The Associated Press

U.S. President Donald Trump, center, and Chinese President Xi Jinping, right, applaud during a business event between their two countries at the Great Hall of the People in Beijing on Thursday.

BloombergBEIJING/WASHINGTON (Bloomberg) — The headline number is impressive: A quarter-trillion dollars worth of deals from China that President Donald Trump can use to show he is creating opportunities for U.S. businesses and jobs for his base.

The reality, however, is that the roughly 15 agreements unveiled on Thursday are mostly non-binding memorandums of understanding and could take years to materialize — if they do at all. A day earlier, Commerce Secretary Wilbur Ross announced $9 billion of deals, many also MOUs with few details, rather than contracts.

“To me this is an old-style visit when you pile up all the deals you can to get a big number,” said James McGregor, China chairman of the consultancy APCO Worldwide. “This was normal when the U.S. and China were just building ties, but now China is a global business power and has very damaging industrial policies and this seems naive. This is all for show for President Trump to demonstrate his deal-making prowess.”

Both Trump and Chinese President Xi Jinping hailed the deals on Thursday, calling them examples of “win-win” cooperation between the world’s biggest economies. At the same time, Xi said that China would open its market according to its own “timetable and roadmap” while calling to respect each other’s “differences” — showing that Trump will find it harder to press him for substantive policy changes.

The noncommittal nature of many of the deals reflects a lack of planning or advance work ahead of Trump’s visit to pin down significant agreements or concessions from China, according to two administration officials who asked not to be identified to speak about private deliberations.

The officials pointed to the fact that there were no agreements on giving U.S. companies more access to Chinese markets, or opening up Chinese financial markets — something investors have been demanding for years.

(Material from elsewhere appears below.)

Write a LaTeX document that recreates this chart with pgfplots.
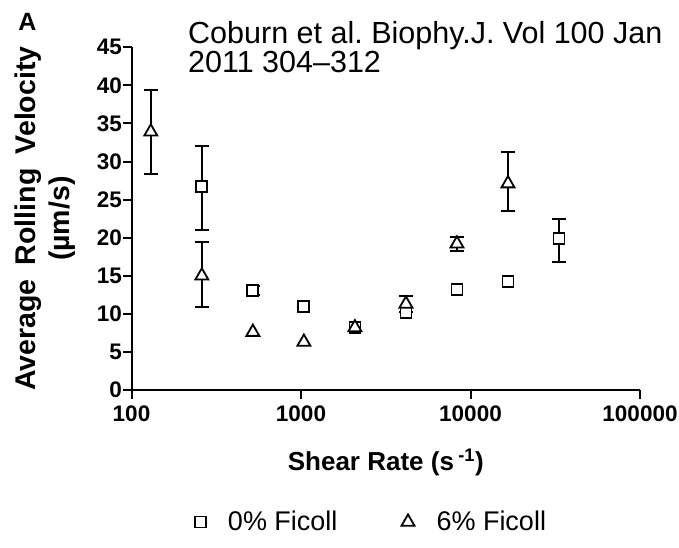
\documentclass[border=0pt]{standalone}
\usepackage{pgfplots}
\pgfplotsset{compat=1.18}
\usepackage{fontspec}
\setmainfont{Liberation Sans}
\frenchspacing
\pgfplotstableread{
x     y     ep   em
260   26.75 5.35 5.75
520   13.1  0.6  0.6
33280 19.9  2.5  3.1
}\sqerr
\pgfplotstableread{
x     y
260   26.75
520   13.1
1040  11.0
2080  8.25
4160  10.2
8320  13.2
16640 14.2
33280 19.9
}\sqall
\pgfplotstableread{
x     y     ep   em
130   33.9  5.5  5.5
260   15.0  4.4  4.1
4160  11.3  1.1  1.0
8320  19.2  0.9  1.0
16640 27.1  4.2  3.6
}\trerr
\pgfplotstableread{
x     y
130   33.9
260   15.0
520   7.6
1040  6.3
2080  8.2
4160  11.3
8320  19.2
16640 27.1
}\trall
\begin{document}
\begin{tikzpicture}
\useasboundingbox (-131.5pt,-158pt) rectangle (547.5pt,390pt);
\begin{axis}[
  at={(0pt,0pt)}, anchor=south west,
  scale only axis, width=508.5pt, height=342.7pt,
  xmode=log, xmin=100, xmax=100000, ymin=0, ymax=45,
  axis x line=bottom, axis y line=left,
  axis line style={-, line width=2pt},
  clip=false,
  xtick={100,1000,10000,100000},
  xticklabels={100,1000,10000,100000},
  xminorticks=false,
  ytick={0,5,...,45},
  tick align=outside,
  major tick length=8.5pt,
  tick style={line width=2pt, black},
  /pgf/number format/assume math mode=true,
  yticklabel style={font=\fontsize{22.5}{22.5}\selectfont\bfseries, inner sep=1pt},
  xticklabel style={font=\fontsize{22.5}{22.5}\selectfont\bfseries, inner sep=1pt, yshift=-6pt},
  xlabel={Shear Rate (s\,\textsuperscript{-1})},
  xlabel style={at={(rel axis cs:0.5,-0.2126)}, anchor=center, font=\fontsize{26}{26}\selectfont\bfseries},
  ylabel={Average\hspace{0.5em}Rolling\hspace{0.5em}Velocity\\(µm/s)},
  ylabel style={at={(rel axis cs:-0.1696,0.5)}, anchor=center, align=center, font=\fontsize{28.5}{34.5}\selectfont\bfseries},
  legend columns=2,
  legend style={at={(rel axis cs:0.472,-0.385)}, anchor=center, draw=none, fill=none,
    font=\fontsize{27}{27}\selectfont,
    /tikz/every odd column/.append style={column sep=20pt},
    /tikz/every even column/.append style={column sep=62pt}},
]
% error bars (drawn under the marks)
\addplot[forget plot, only marks, mark=none, black,
  error bars/.cd, y dir=both, y explicit,
  error bar style={line width=2pt, black},
  error mark options={rotate=90, mark size=7pt, line width=2pt, black}]
  table[x=x, y=y, y error plus=ep, y error minus=em] {\sqerr};
\addplot[forget plot, only marks, mark=none, black,
  error bars/.cd, y dir=both, y explicit,
  error bar style={line width=2pt, black},
  error mark options={rotate=90, mark size=7pt, line width=2pt, black}]
  table[x=x, y=y, y error plus=ep, y error minus=em] {\trerr};
% markers
\addplot[only marks, black, mark=square*, mark size=5.5pt,
  mark options={fill=white, line width=1.8pt}]
  table[x=x, y=y] {\sqall};
\addlegendentry{0\% Ficoll}
\addplot[only marks, black, mark=triangle*, mark size=7.5pt,
  mark options={fill=white, line width=1.8pt}]
  table[x=x, y=y] {\trall};
\addlegendentry{6\% Ficoll}
\end{axis}
\node[anchor=base west, inner sep=0pt, font=\fontsize{30.5}{30.5}\selectfont] at (56.5pt,346pt) {Coburn et al. Biophy.J. Vol 100 Jan};
\node[anchor=base west, inner sep=0pt, font=\fontsize{30.5}{30.5}\selectfont] at (56.5pt,317pt) {2011 304–312};
\node[inner sep=0pt, font=\fontsize{25}{25}\selectfont\bfseries] at (-104pt,368.5pt) {A};
\end{tikzpicture}
\end{document}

One of the larger deals was a joint development agreement to advance a liquefied natural gas project in Alaska, involving the state-run Alaska Gasline Development Corp., Sinopec, the China Investment Corp. and the Bank of China. The project, which Alaska has pursued for years, would involve total investment of up to $43 billion.

A top Trump official pushed back on the lack of deliverables, saying that the president has successfully built solid relationships with Xi, Japanese Prime Minister Shinzo Abe and South Korean President Moon Jae In. These will help solve bigger problems in the future, the official said, asking not to be identified.